No ocurre así con ciertos matices metafóricos de la muerte con los que juega Scott en momentos de debilidad, con la relación madre-hijo algo forzada o en la lucha cuerpo a cuerpo en el Coliseo. La excelente y cruenta coreografía de sus combates se pierde en ocasiones en unas escenas de acción de dudoso rigor histórico con babuinos, rinocerontes y tiburones conquistando el mítico anfiteatro romano.
Ahora bien, la indulgencia es una virtud y es preciso reconocer que cada uno de los enfrentamientos dentro y fuera de la arena son un alarde de espectacularidad. Para aquellos que repiten eso de que Gladiator II no merece la pena porque promueve bulos históricos, debemos recordar que su predecesora ya hizo lo propio al cambiar el significado del pulgar para arriba con el que se sentenciaba a los gladiadores –no indicaba clemencia, sino matar por la yugular–. En su momento, a nadie pareció importarle y esa falta de rigor no supuso ningún impedimento para que la película se convirtiera en un icono cultural digno de réplica.

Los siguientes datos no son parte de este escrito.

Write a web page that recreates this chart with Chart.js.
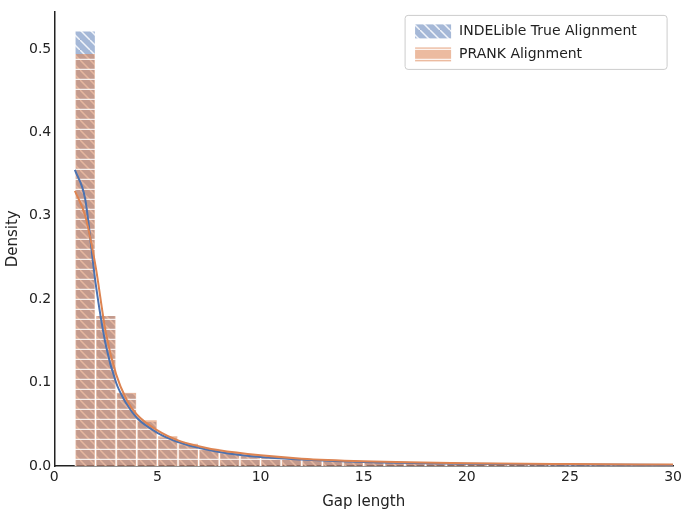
<!DOCTYPE html>
<html>
<head>
<script src="https://cdn.jsdelivr.net/npm/chart.js@4/dist/chart.umd.min.js"></script>
<style>body{margin:0;background:#fff}#wrap{width:685px;height:515px}</style>
</head>
<body>
<div id="wrap"><canvas id="chartGaps"></canvas></div>
<script>
// histogram bins (centre of each 1-wide bin from 1 to 30)
var binCentres = [1.5,2.5,3.5,4.5,5.5,6.5,7.5,8.5,9.5,10.5,11.5,12.5,13.5,14.5,15.5,16.5,17.5,18.5,19.5,20.5,21.5,22.5,23.5,24.5,25.5,26.5,27.5,28.5,29.5]
var trueDensity = [0.521,0.180,0.087,0.053,0.034,0.025,0.019,0.015,0.012,0.010,0.008,0.007,0.006,0.005,0.0045,0.004,0.0035,0.003,0.0028,0.0025,0.0022,0.002,0.0018,0.0016,0.0015,0.0014,0.0013,0.0012,0.001]
var prankDensity = [0.494,0.180,0.088,0.055,0.036,0.027,0.021,0.017,0.013,0.011,0.009,0.008,0.007,0.006,0.005,0.0045,0.004,0.0035,0.003,0.0028,0.0025,0.0022,0.002,0.0018,0.0016,0.0015,0.0014,0.0013,0.0012]
// kde curves
var kdeX = [1,1.5,2,2.5,3,3.5,4,5,6,7,8,10,12,15,20,25,30]
var trueKde = [0.355,0.32,0.22,0.145,0.10,0.075,0.058,0.04,0.029,0.022,0.017,0.011,0.008,0.005,0.003,0.002,0.0015]
var prankKde = [0.33,0.30,0.24,0.16,0.11,0.08,0.062,0.043,0.031,0.024,0.019,0.013,0.009,0.006,0.0035,0.0025,0.002]
var yTicks = [0, 0.1, 0.2, 0.3, 0.4, 0.5]

function hatch(base, kind) {
  var c = document.createElement('canvas')
  c.width = 20; c.height = 10
  var g = c.getContext('2d')
  g.fillStyle = base
  g.fillRect(0, 0, 20, 10)
  g.strokeStyle = 'rgba(255,255,255,0.85)'
  g.lineWidth = 1.5
  g.beginPath()
  if (kind == 'diag') {
    g.moveTo(0, 0); g.lineTo(10, 10)
    g.moveTo(10, 0); g.lineTo(20, 10)
  } else {
    g.moveTo(0, 9.5); g.lineTo(20, 9.5)
  }
  g.stroke()
  return document.getElementById('chartGaps').getContext('2d').createPattern(c, 'repeat')
}

var blueFill = hatch('rgba(76,114,176,0.5)', 'diag')
var orangeFill = hatch('rgba(221,132,82,0.55)', 'hline')

// legend drawn inside the plot, top right
var legendBox = {
  id: 'legendBox',
  afterDraw: function (chart) {
    var c = chart.ctx, a = chart.chartArea
    var items = [['INDELible True Alignment', blueFill], ['PRANK Alignment', orangeFill]]
    var x0 = a.right - 268, y0 = a.top + 4
    c.save()
    c.fillStyle = 'rgba(255,255,255,0.8)'
    c.strokeStyle = '#ccc'
    c.lineWidth = 1
    c.beginPath()
    c.roundRect(x0, y0, 262, 54, 3)
    c.fill(); c.stroke()
    c.font = '14px "DejaVu Sans"'
    c.textBaseline = 'middle'
    items.forEach(function (it, i) {
      var yy = y0 + 16 + i * 23
      c.fillStyle = it[1]
      c.fillRect(x0 + 10, yy - 7, 36, 14)
      c.fillStyle = '#222'
      c.fillText(it[0], x0 + 54, yy)
    })
    c.restore()
  },
}

var ctx = document.getElementById('chartGaps').getContext('2d')
Chart.defaults.font.family = 'DejaVu Sans'
Chart.defaults.font.size = 14
Chart.defaults.color = '#222'

var chart = new Chart(ctx, {
  type: 'bar',
  plugins: [legendBox],
  data: {
    datasets: [
      {
        label: 'INDELible True Alignment',
        data: binCentres.map(function (x, i) { return { x: x, y: trueDensity[i] } }),
        backgroundColor: blueFill,
        borderColor: 'rgba(255,255,255,0.8)',
        borderWidth: { left: 1, right: 1, top: 0, bottom: 0 },
        barPercentage: 1,
        categoryPercentage: 1,
        grouped: false,
        order: 3,
      },
      {
        label: 'PRANK Alignment',
        data: binCentres.map(function (x, i) { return { x: x, y: prankDensity[i] } }),
        backgroundColor: orangeFill,
        borderColor: 'rgba(255,255,255,0.8)',
        borderWidth: { left: 1, right: 1, top: 0, bottom: 0 },
        barPercentage: 1,
        categoryPercentage: 1,
        grouped: false,
        order: 2,
      },
      {
        type: 'line',
        label: 'kde true',
        data: kdeX.map(function (x, i) { return { x: x, y: trueKde[i] } }),
        borderColor: '#4c72b0',
        borderWidth: 2,
        pointRadius: 0,
        cubicInterpolationMode: 'monotone',
        order: 1,
      },
      {
        type: 'line',
        label: 'kde prank',
        data: kdeX.map(function (x, i) { return { x: x, y: prankKde[i] } }),
        borderColor: '#dd8452',
        borderWidth: 2,
        pointRadius: 0,
        cubicInterpolationMode: 'monotone',
        order: 0,
      },
    ],
  },
  options: {
    responsive: true,
    maintainAspectRatio: false,
    animation: false,
    layout: { padding: { top: 4, right: 5, left: 0, bottom: 0 } },
    plugins: {
      tooltip: { enabled: false },
      legend: { display: false },
    },
    scales: {
      x: {
        type: 'linear',
        offset: false,
        min: 0,
        max: 30,
        ticks: { stepSize: 5 },
        grid: { display: false, drawTicks: false },
        border: { color: '#222', width: 1.5 },
        title: { display: true, text: 'Gap length', font: { size: 15 } },
      },
      y: {
        min: 0,
        max: 0.545,
        afterBuildTicks: function (axis) { axis.ticks = yTicks.map(function (v) { return { value: v } }) },
        ticks: { callback: function (v) { return v.toFixed(1) } },
        grid: { display: false, drawTicks: false },
        border: { color: '#222', width: 1.5 },
        title: { display: true, text: 'Density', font: { size: 15 } },
      },
    },
  },
})
</script>
</body>
</html>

¿Que intentar repetir ahora los éxitos anteriores es un juego a todo riesgo? Desde luego. ¿Que es posible que la única que alcance los ecos de eternidad a los que aspiraba esta civilización sea la original? También. Pero es a lo que siempre se enfrentan las segundas partes, y esta es imposible negar que cumple con las expectativas. Algo, por cierto, de lo que no pueden presumir la gran mayoría de las secuelas.
Después de varios delirios –en forma de Napoleón y La casa Gucci–, Gladiator II aflora la vitalidad cinematográfica de Scott y consigue librarse del famoso damnatio memoriae, una práctica de la antigua Roma que condenaba al olvido a cualquier enemigo del Estado con la eliminación de monumentos, imágenes o inscripciones en su nombre. Gladiator II sí merece ser recordada... o al menos reconocida como lo que es, una segunda parte muy disfrutable. Da igual que para lograrlo el cineasta de 86 años se sirva de recursos ya vistos en la original. Cuando la fórmula funciona, ¿para qué cambiarla?